Epiphany: A sudden insight, an important understanding about life in general and/or about yourself and your meaning and purpose in the world.

 

Assignment

A) Go out into nature: into your backyard, down the street or into a field, through a park or across your campus. Observe a creek or pond, leaves falling from trees, a blooming flower, a weed, a soaring hawk, or a blade of grass growing in an unlikely spot. As the Transcendentalists would say, "Commune with nature." Get out into nature and observe carefully.

 

B) Think about some lesson you might learn from your observation. Strive for an epiphany. Try to learn something about yourself or life by thinking about the way things happen in nature. Look for similarities between nature and people.

 

C) Write about your experience. In your first well-developed paragraph, explain where you went, what you did, and what you observed.
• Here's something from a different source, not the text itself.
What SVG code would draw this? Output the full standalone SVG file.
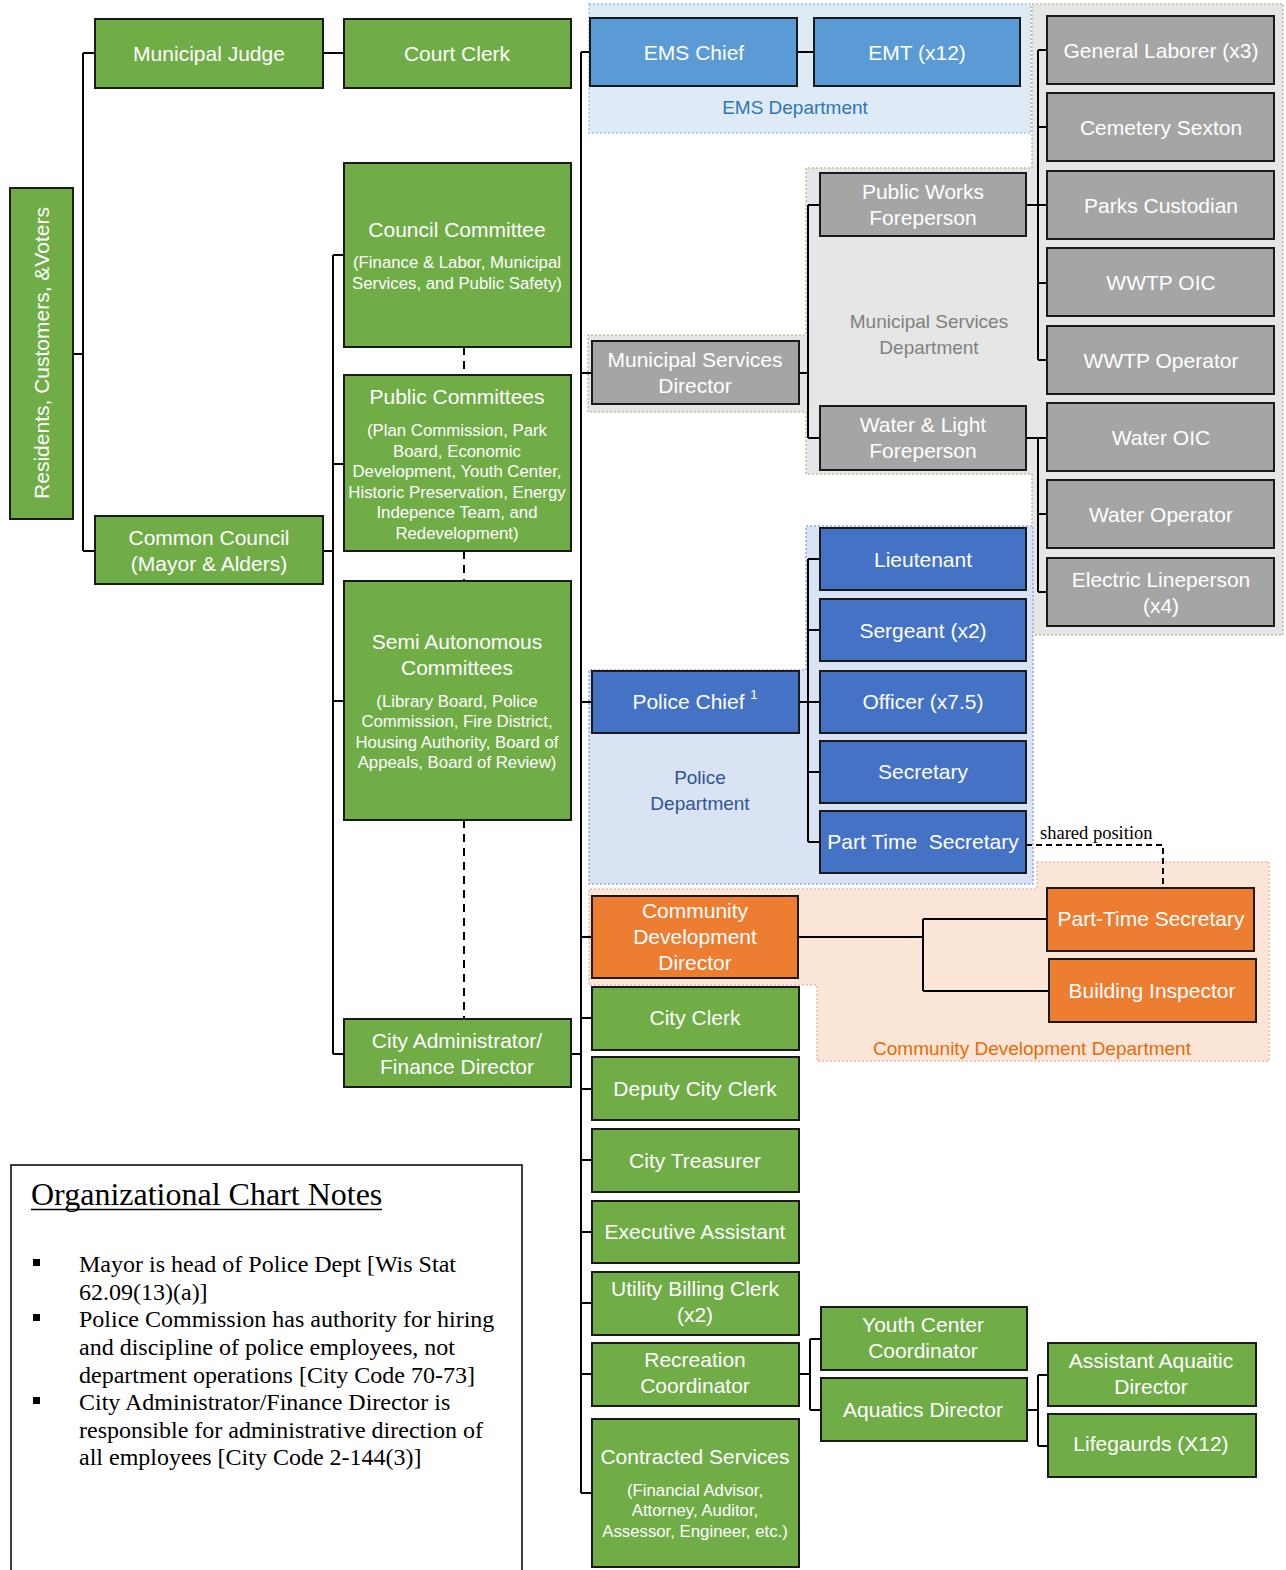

Include descriptive details by appealing to the senses. In your second paragraph, explain your epiphany, i.e., the insight or lesson you learned from nature. Explain how nature suggested the lesson. (When I noticed this, I realized . . .) 

 

Note: Try to avoid clichéd epiphanies. For example, we see squirrels gathering and burying acorns in the fall so they will have food in the winter, when nuts will be scarce. However, this example of how we can learn from nature has been used over and over. It has lost a great deal of its original freshness and meaning. But by observing how flower buds open slowly, we might learn that beauty is a reward for patience. It suggests that immediate gratification is a lesser reward.​​​​​​​​​​​​​​​​​​​​​​​​​​​​​​​​​​​​​​​​​​​​​​​​​​​​​​​​​​​​​​​​​​​​​​​​​​​​​​​​​​​​​​​​​ Or by seeing that a gorgeous wildflower can grow in the crack of the sidewalk, we might understand that there is a way to thrive even if one's surroundings are not ideal.